Comparative Arts and Letters

Abstract

When the Spanish launched a conquest on the Maya empire in the 16th century, the Maya suffered devastating blows to their livelihood and culture. Perhaps the most injurious effect of this conquest was the loss of the Maya languages as the Maya were forced to converse and write only in Spanish and their written works were destroyed. It has been said, “When a language dies, a possible world dies with it.”1 After the Spanish conquest, it was only a few generations until the once highly advanced Maya language was transformed to a mere oral tradition spoken only by the elderly. As a result, the few rare Maya scripts that survived the conquests were unreadable, and the history of the Maya people, their world so to speak, was lost behind a great language barrier.

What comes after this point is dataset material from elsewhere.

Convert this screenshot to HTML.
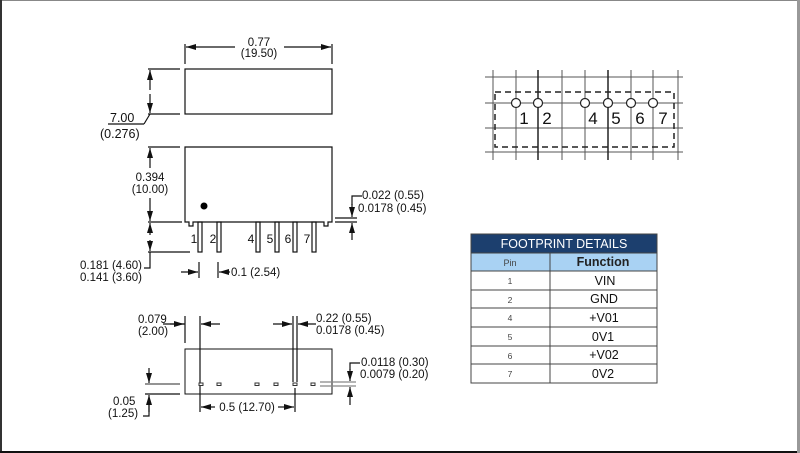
<!DOCTYPE html>
<html><head><meta charset="utf-8"><style>
html,body{margin:0;padding:0;background:#fff}
body{width:800px;height:453px;overflow:hidden;position:relative}
svg{position:absolute;left:0;top:0}
text{font-family:"Liberation Sans",Arial,sans-serif;fill:#111}
</style></head><body>
<svg width="800" height="453" viewBox="0 0 800 453">
<defs>
<marker id="a" viewBox="0 0 10 6" refX="10" refY="3" markerWidth="10" markerHeight="6" markerUnits="userSpaceOnUse" orient="auto"><path d="M0,0L10,3L0,6z" fill="#111"/></marker>
</defs>
<!-- frame -->
<rect x="0" y="0" width="800" height="1" fill="#888"/>
<rect x="0" y="0" width="2" height="453" fill="#333"/>
<rect x="0" y="451" width="800" height="2" fill="#111"/>
<rect x="797" y="0" width="3" height="453" fill="#999"/>

<g stroke="#111" stroke-width="1.2" fill="none">
<!-- top view -->
<rect x="185" y="69" width="147" height="45"/>
<line x1="185" y1="44" x2="185" y2="64"/><line x1="332" y1="44" x2="332" y2="64"/>
<line x1="235" y1="47" x2="186" y2="47" marker-end="url(#a)"/>
<line x1="284" y1="47" x2="331" y2="47" marker-end="url(#a)"/>
<line x1="148" y1="69" x2="180" y2="69"/><line x1="148" y1="114" x2="180" y2="114"/>
<line x1="150" y1="90" x2="150" y2="70" marker-end="url(#a)"/>
<line x1="150" y1="94" x2="150" y2="113" marker-end="url(#a)"/>
<line x1="108" y1="124" x2="144" y2="124"/><line x1="144" y1="124" x2="150" y2="114"/>
<!-- side view -->
<path d="M185,147H332V222H328V226H324V222H193V226H189V222H185Z"/>
<line x1="148" y1="147" x2="180" y2="147"/><line x1="148" y1="222" x2="182" y2="222"/>
<line x1="148" y1="252" x2="190" y2="252"/>
<line x1="150" y1="168" x2="150" y2="148" marker-end="url(#a)"/>
<line x1="150" y1="198" x2="150" y2="221" marker-end="url(#a)"/>
<line x1="150" y1="235" x2="150" y2="223" marker-end="url(#a)"/>
<line x1="150" y1="240" x2="150" y2="251" marker-end="url(#a)"/>
<path d="M150,252V268H144"/>
<rect x="198" y="222" width="4" height="30"/><rect x="217" y="222" width="4" height="30"/>
<rect x="256" y="222" width="4" height="30"/><rect x="275" y="222" width="4" height="30"/>
<rect x="293" y="222" width="4" height="30"/><rect x="312" y="222" width="4" height="30"/>
<line x1="199" y1="262" x2="199" y2="278"/><line x1="218" y1="262" x2="218" y2="278"/>
<line x1="181" y1="272" x2="198" y2="272" marker-end="url(#a)"/>
<line x1="230" y1="272" x2="219" y2="272" marker-end="url(#a)"/>
<line x1="335" y1="218" x2="357" y2="218"/><line x1="335" y1="222" x2="357" y2="222"/>
<path d="M362,196H352V205"/>
<line x1="352" y1="204" x2="352" y2="217" marker-end="url(#a)"/>
<line x1="352" y1="240" x2="352" y2="223" marker-end="url(#a)"/>
<!-- bottom view -->
<rect x="185" y="349" width="147" height="45" stroke-width="1"/>
<line x1="185" y1="316" x2="185" y2="343"/><line x1="200" y1="316" x2="200" y2="412"/>
<line x1="293" y1="316" x2="293" y2="382"/><line x1="297" y1="316" x2="297" y2="382"/>
<line x1="295" y1="388" x2="295" y2="412"/>
<path d="M163,324H185"/><line x1="170" y1="324" x2="184" y2="324" marker-end="url(#a)"/>
<line x1="220" y1="324" x2="201" y2="324" marker-end="url(#a)"/>
<line x1="273" y1="324" x2="292" y2="324" marker-end="url(#a)"/>
<line x1="316" y1="324" x2="298" y2="324" marker-end="url(#a)"/>
<line x1="145" y1="384" x2="180" y2="384" stroke="#555"/><line x1="145" y1="394" x2="180" y2="394"/>
<line x1="149" y1="368" x2="149" y2="383" marker-end="url(#a)"/>
<line x1="149" y1="412" x2="149" y2="395" marker-end="url(#a)"/>
<path d="M149,405V416H143"/>
<line x1="215" y1="407" x2="201" y2="407" marker-end="url(#a)"/>
<line x1="278" y1="407" x2="294" y2="407" marker-end="url(#a)"/>
<line x1="320" y1="382" x2="356" y2="382" stroke="#888"/><line x1="320" y1="386" x2="356" y2="386" stroke="#888"/>
<path d="M360,363H350V370"/>
<line x1="350" y1="369" x2="350" y2="381" marker-end="url(#a)"/>
<line x1="350" y1="405" x2="350" y2="387" marker-end="url(#a)"/>
</g>
<g fill="#fff" stroke="#333" stroke-width="1">
<rect x="199" y="383" width="4" height="2.5"/><rect x="217" y="383" width="4" height="2.5"/>
<rect x="255" y="383" width="4" height="2.5"/><rect x="274" y="383" width="4" height="2.5"/>
<rect x="293" y="383" width="4" height="2.5"/><rect x="311" y="383" width="4" height="2.5"/>
</g>
<circle cx="204" cy="206" r="3.5" fill="#000"/>

<g font-size="11.5">
<text x="259" y="46" text-anchor="middle">0.77</text>
<text x="259" y="57" text-anchor="middle">(19.50)</text>
<text x="110" y="122" font-size="12.5">7.00</text>
<text x="100" y="138" font-size="12.5">(0.276)</text>
<text x="150" y="181" text-anchor="middle">0.394</text>
<text x="150" y="193" text-anchor="middle">(10.00)</text>
<text x="80" y="269">0.181 (4.60)</text>
<text x="80" y="281">0.141 (3.60)</text>
<text x="231" y="276">0.1 (2.54)</text>
<text x="362" y="199">0.022 (0.55)</text>
<text x="358" y="212">0.0178 (0.45)</text>
<text x="138" y="323">0.079</text>
<text x="138" y="335">(2.00)</text>
<text x="316" y="322">0.22 (0.55)</text>
<text x="316" y="334">0.0178 (0.45)</text>
<text x="361" y="366">0.0118 (0.30)</text>
<text x="360" y="378">0.0079 (0.20)</text>
<text x="113" y="405">0.05</text>
<text x="108" y="417">(1.25)</text>
<text x="247" y="411" text-anchor="middle">0.5 (12.70)</text>
</g>
<g font-size="12" text-anchor="middle">
<text x="194" y="243">1</text><text x="213" y="243">2</text><text x="251" y="243">4</text>
<text x="270" y="243">5</text><text x="288" y="243">6</text><text x="307" y="243">7</text>
</g>

<!-- footprint grid -->
<g stroke="#555" stroke-width="1">
<line x1="485" y1="77" x2="683" y2="77"/><line x1="485" y1="103" x2="683" y2="103"/>
<line x1="485" y1="128" x2="683" y2="128"/><line x1="485" y1="152" x2="683" y2="152"/>
<line x1="493" y1="70" x2="493" y2="160"/><line x1="516" y1="70" x2="516" y2="160"/>
<line x1="538" y1="70" x2="538" y2="160" stroke="#222" stroke-width="1.5"/><line x1="562" y1="70" x2="562" y2="160"/>
<line x1="585" y1="70" x2="585" y2="160"/><line x1="608" y1="70" x2="608" y2="160" stroke="#222" stroke-width="1.5"/>
<line x1="631" y1="70" x2="631" y2="160"/><line x1="653" y1="70" x2="653" y2="160"/>
<line x1="678" y1="70" x2="678" y2="160"/>
</g>
<rect x="495" y="92" width="179" height="55" fill="none" stroke="#222" stroke-width="1.5" stroke-dasharray="6,4"/>
<g fill="#fff" stroke="#222" stroke-width="1.2">
<circle cx="516" cy="103" r="4.5"/><circle cx="538" cy="103" r="4.5"/><circle cx="585" cy="103" r="4.5"/>
<circle cx="608" cy="103" r="4.5"/><circle cx="631" cy="103" r="4.5"/><circle cx="653" cy="103" r="4.5"/>
</g>
<g font-size="17" text-anchor="middle">
<text x="524" y="124">1</text><text x="547" y="124">2</text><text x="593" y="124">4</text>
<text x="616" y="124">5</text><text x="640" y="124">6</text><text x="663" y="124">7</text>
</g>

<!-- table -->
<rect x="471" y="234" width="186" height="19" fill="#1c3f6e"/>
<text x="564" y="248" font-size="12.5" text-anchor="middle" style="fill:#fff">FOOTPRINT DETAILS</text>
<rect x="471" y="253" width="186" height="18" fill="#a9d2f3"/>
<g stroke="#444" stroke-width="1" fill="none">
<rect x="471" y="234" width="186" height="149"/>
<line x1="471" y1="253" x2="657" y2="253"/>
<line x1="471" y1="271" x2="657" y2="271"/><line x1="471" y1="290" x2="657" y2="290"/>
<line x1="471" y1="308" x2="657" y2="308"/><line x1="471" y1="327" x2="657" y2="327"/>
<line x1="471" y1="346" x2="657" y2="346"/><line x1="471" y1="364" x2="657" y2="364"/>
<line x1="550" y1="253" x2="550" y2="383"/>
</g>
<text x="510" y="266" font-size="9" text-anchor="middle" style="fill:#444">Pin</text>
<text x="603" y="266" font-size="12.5" font-weight="bold" text-anchor="middle" style="fill:#222">Function</text>
<g font-size="8.5" text-anchor="middle" style="fill:#444">
<text x="510" y="284" style="fill:#444">1</text><text x="510" y="303" style="fill:#444">2</text>
<text x="510" y="321" style="fill:#444">4</text><text x="510" y="340" style="fill:#444">5</text>
<text x="510" y="359" style="fill:#444">6</text><text x="510" y="377" style="fill:#444">7</text>
</g>
<g font-size="12.5" text-anchor="middle">
<text x="605" y="285">VIN</text><text x="604" y="303">GND</text><text x="604" y="322">+V01</text>
<text x="603" y="341">0V1</text><text x="604" y="359">+V02</text><text x="603" y="378">0V2</text>
</g>
</svg>
</body></html>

Fortunately, after centuries of research to recover the dying language, modern day scholars and Maya communities can now read most of the ancient glyphs.2 However, only in the past fifty years have scholars become interested in, not only what is written in ancient Maya texts, but also how those ideas are presented. As researchers have studied the ancient Maya languages in greater depth, they have found that through centuries of storytelling tradition, Maya culture has adopted an artistically poetic narrative style, and the poetic forms embedded within a text can add great insight to the culture of the ancient Maya. For this study, I chose to conduct some research on a Maya script titled El Título de Totonicapán in order to gain a deeper understanding of how poetic structures in the text can reveal greater insight on the culture and history of the Maya people.